LOS ANGELES -- "Just How Big Is the Too Big to Fail Problem?", a new report from the Milken Institute, examines the impact of changes in banking regulation since the recent financial crisis. The authors -- Senior Finance Fellow James Barth, Economist Penny Prabha and Senior Fellow Philip Swagel -- suggest that it is uncertain if the changes will truly eliminate TBTF risk.

According to the authors, the new resolution authority designed to allow troubled big banks to fail will, apart from other issues, "be incomplete and perhaps unworkable until there is more progress on the international coordination of bankruptcy regimes."

Other provisions in Dodd-Frank, such as the Volcker rule, limit firms' activities and scale. "But it is difficult to evaluate the cost-benefit ratio," the authors state, "since there is little evidence on either side. In a sense, it is not even easy to pinpoint the problem to which the Volcker Rule is the solution."
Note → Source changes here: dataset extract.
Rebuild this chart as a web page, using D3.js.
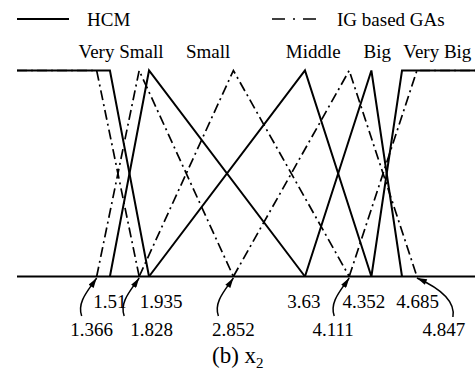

The report also puts the U.S. "too big to fail" institutions into international comparison, pointing out that of the 50 biggest banks in the U.S., only seven are among the 50 biggest banks in the world. According to the report, "To the extent that the U.S. banks are limited in size they may be put at a competitive disadvantage as compared to the biggest banks in other countries."

The first TBTF bailout in the United States took place in the early 1980s, but policy makers neglected to implement any serious regulatory measures that would allow deeply troubled big banks to fail until the financial crisis of 2007-2009. In the intervening years, banks have gotten even bigger and banking assets more concentrated in far fewer banks. Citigroup, the largest U.S. bank in 1983, has seen its assets grow 1,387 percent. In 1980, the combined assets of the 50 biggest banks in the U.S. were a third of GDP; by 2011, the ratio had jumped to 98%.

Dodd-Frank, enacted in July 2010, was the U.S. government's effort to address the TBTF problem, with a provision designed to allow deeply troubled banks to fail without negative spillovers. New, more stringent requirements for capital and liquidity also raise the cost of being big. But will these and other reforms taking place worldwide help or hinder the TBTF problem?